Poland has announced plans to temporarily suspend the right to asylum as part of a campaign to reduce illegal migration amid tensions with Belarus, which Warsaw accuses of routing people across its border.
Prime Minister Donald Tusk stated on Saturday that one of the elements of the migration strategy will be the temporary territorial suspension of the right to asylum.
According to Tusk, the bloc’s asylum rights are being actively abused by Belarus and Russia.
Migration has been high on the agenda in Poland since 2021, when large numbers of people, mainly from the Middle East and Africa, started trying to illegally cross the border with Belarus in what Warsaw and the European Union said was a crisis orchestrated by Minsk and its ally Russia.
As part of what Tusk has previously called a “hybrid war” strategy intended to incite anti-migration sentiment and hog state resources, Belarusian border guards have been observed openly supporting the groups.

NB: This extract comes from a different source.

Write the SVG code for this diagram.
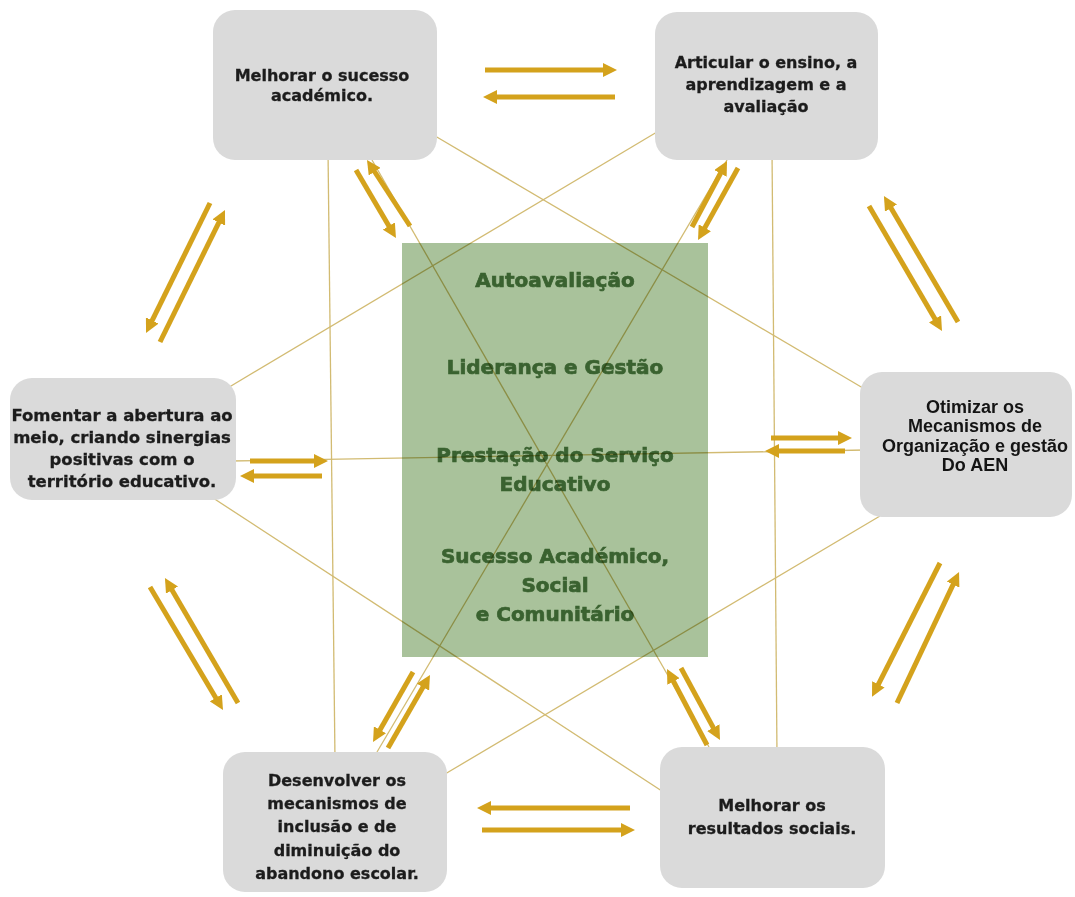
<svg xmlns="http://www.w3.org/2000/svg" width="1075" height="897" viewBox="0 0 1075 897">
  <defs>
    <marker id="head" markerUnits="userSpaceOnUse" viewBox="0 0 14 14" refX="5" refY="7" markerWidth="14" markerHeight="14" orient="auto">
      <path d="M0,0 L14,7 L0,14 z" fill="#d4a21c"/>
    </marker>
  </defs>
  <style>
    .box { fill: #dadada; }
    .core { fill: #a9c29b; }
    .lbl { font-family: "DejaVu Sans", Verdana, sans-serif; font-weight: bold; font-size: 16px; fill: #1c1c1c; stroke: #1c1c1c; stroke-width: 0.3; text-anchor: middle; }
    .lbl2 { font-family: "Liberation Sans", Arial, sans-serif; font-weight: bold; font-size: 18px; fill: #141414; text-anchor: middle; }
    .core-lbl { font-family: "DejaVu Sans", Verdana, sans-serif; font-weight: bold; font-size: 20px; fill: #3a6230; stroke: #3a6230; stroke-width: 0.7; text-anchor: middle; }
    .link { stroke: #d2bb72; stroke-width: 1.3; fill: none; }
    .arrow { stroke: #d4a21c; stroke-width: 5; fill: none; marker-end: url(#head); }
  </style>

  <rect width="1075" height="897" fill="#ffffff"/>

  <!-- central block -->
  <g id="center">
    <rect class="core" x="402" y="243" width="306" height="414"/>
    <text class="core-lbl" x="555" y="287">Autoavaliação</text>
    <text class="core-lbl" x="555" y="374">Liderança e Gestão</text>
    <text class="core-lbl" x="555" y="462">Prestação do Serviço</text>
    <text class="core-lbl" x="555" y="491">Educativo</text>
    <text class="core-lbl" x="555" y="563">Sucesso Académico,</text>
    <text class="core-lbl" x="555" y="592">Social</text>
    <text class="core-lbl" x="555" y="621">e Comunitário</text>
  </g>

  <!-- thin links between the objectives -->
  <g id="connectors" style="mix-blend-mode: multiply">
    <line class="link" x1="328" y1="150" x2="335" y2="760"/>
    <line class="link" x1="772" y1="150" x2="777" y2="755"/>
    <line class="link" x1="430" y1="133" x2="868" y2="391"/>
    <line class="link" x1="662" y1="129" x2="226" y2="389"/>
    <line class="link" x1="230" y1="461" x2="866" y2="450"/>
    <line class="link" x1="210" y1="496" x2="668" y2="795"/>
    <line class="link" x1="440" y1="777" x2="880" y2="516"/>
    <line class="link" x1="372" y1="160" x2="709" y2="747"/>
    <line class="link" x1="727" y1="160" x2="377" y2="752"/>
  </g>

  <g id="n1">
    <rect class="box" x="213" y="10" width="224" height="150" rx="22"/>
    <text class="lbl" x="322" y="81">Melhorar o sucesso</text>
    <text class="lbl" x="322" y="101">académico.</text>
  </g>
  <g id="n2">
    <rect class="box" x="655" y="12" width="223" height="148" rx="22"/>
    <text class="lbl" x="766" y="68">Articular o ensino, a</text>
    <text class="lbl" x="766" y="90">aprendizagem e a</text>
    <text class="lbl" x="766" y="112">avaliação</text>
  </g>
  <g id="n3">
    <rect class="box" x="10" y="378" width="226" height="122" rx="22"/>
    <text class="lbl" x="122" y="421" style="font-size:16.5px">Fomentar a abertura ao</text>
    <text class="lbl" x="122" y="443" style="font-size:16.5px">meio, criando sinergias</text>
    <text class="lbl" x="122" y="465" style="font-size:16.5px">positivas com o</text>
    <text class="lbl" x="122" y="487" style="font-size:16.5px">território educativo.</text>
  </g>
  <g id="n4">
    <rect class="box" x="860" y="372" width="212" height="145" rx="22"/>
    <text class="lbl2" x="975" y="413">Otimizar os</text>
    <text class="lbl2" x="975" y="432">Mecanismos de</text>
    <text class="lbl2" x="975" y="452">Organização e gestão</text>
    <text class="lbl2" x="975" y="471">Do AEN</text>
  </g>
  <g id="n5">
    <rect class="box" x="223" y="752" width="224" height="140" rx="22"/>
    <text class="lbl" x="337" y="786">Desenvolver os</text>
    <text class="lbl" x="337" y="809">mecanismos de</text>
    <text class="lbl" x="337" y="832">inclusão e de</text>
    <text class="lbl" x="337" y="856">diminuição do</text>
    <text class="lbl" x="337" y="879">abandono escolar.</text>
  </g>
  <g id="n6">
    <rect class="box" x="660" y="747" width="225" height="141" rx="22"/>
    <text class="lbl" x="772" y="811">Melhorar os</text>
    <text class="lbl" x="772" y="834">resultados sociais.</text>
  </g>

  <!-- paired arrows between neighbouring objectives -->
  <g id="arrows">
    <line class="arrow" x1="485" y1="70" x2="608" y2="70"/>
    <line class="arrow" x1="615" y1="97" x2="492" y2="97"/>
    <line class="arrow" x1="356" y1="170" x2="391.4" y2="230.3"/>
    <line class="arrow" x1="410" y1="226" x2="371.9" y2="167.5"/>
    <line class="arrow" x1="692" y1="227" x2="722.8" y2="169"/>
    <line class="arrow" x1="738" y1="168" x2="702.4" y2="232.1"/>
    <line class="arrow" x1="958" y1="322" x2="888.5" y2="203.8"/>
    <line class="arrow" x1="869" y1="206" x2="937.5" y2="323.2"/>
    <line class="arrow" x1="210" y1="203" x2="150" y2="324.9"/>
    <line class="arrow" x1="160" y1="342" x2="221" y2="218.1"/>
    <line class="arrow" x1="250" y1="461" x2="319" y2="461"/>
    <line class="arrow" x1="322" y1="476" x2="249" y2="476"/>
    <line class="arrow" x1="771" y1="438" x2="843" y2="438"/>
    <line class="arrow" x1="845" y1="451" x2="774" y2="451"/>
    <line class="arrow" x1="150" y1="587" x2="218.4" y2="702.2"/>
    <line class="arrow" x1="238" y1="703" x2="169.5" y2="585.8"/>
    <line class="arrow" x1="413" y1="672" x2="377.5" y2="734.2"/>
    <line class="arrow" x1="388" y1="748" x2="425.5" y2="682.8"/>
    <line class="arrow" x1="707" y1="745" x2="671.2" y2="677"/>
    <line class="arrow" x1="681" y1="668" x2="715.7" y2="732.1"/>
    <line class="arrow" x1="940" y1="563" x2="876.1" y2="688.8"/>
    <line class="arrow" x1="897" y1="703" x2="955.2" y2="580.1"/>
    <line class="arrow" x1="630" y1="808" x2="486" y2="808"/>
    <line class="arrow" x1="482" y1="830" x2="626" y2="830"/>
  </g>
</svg>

Belarus stands accused of offering visas to desperate people in war-torn countries like Syria and encouraging them to fly to the country as a transit stop on the way to the EU.
Meanwhile, since taking office in December 2023, Tusk has pursued a tough policy towards migration, a strategy which has won broad public support but which has dismayed activists who had hoped he would abandon the previous, nationalist administration’s approach.
In July, Poland’s parliament passed legislation that made it easier for security services to use weapons against migrants on the Belarus border.
Amnesty International warns that asylum seekers, “including families with children, often in need of immediate help, have been beaten with batons and rifle butts and threatened with security dogs by Belarusian forces” as they attempt to cross into safety in Poland.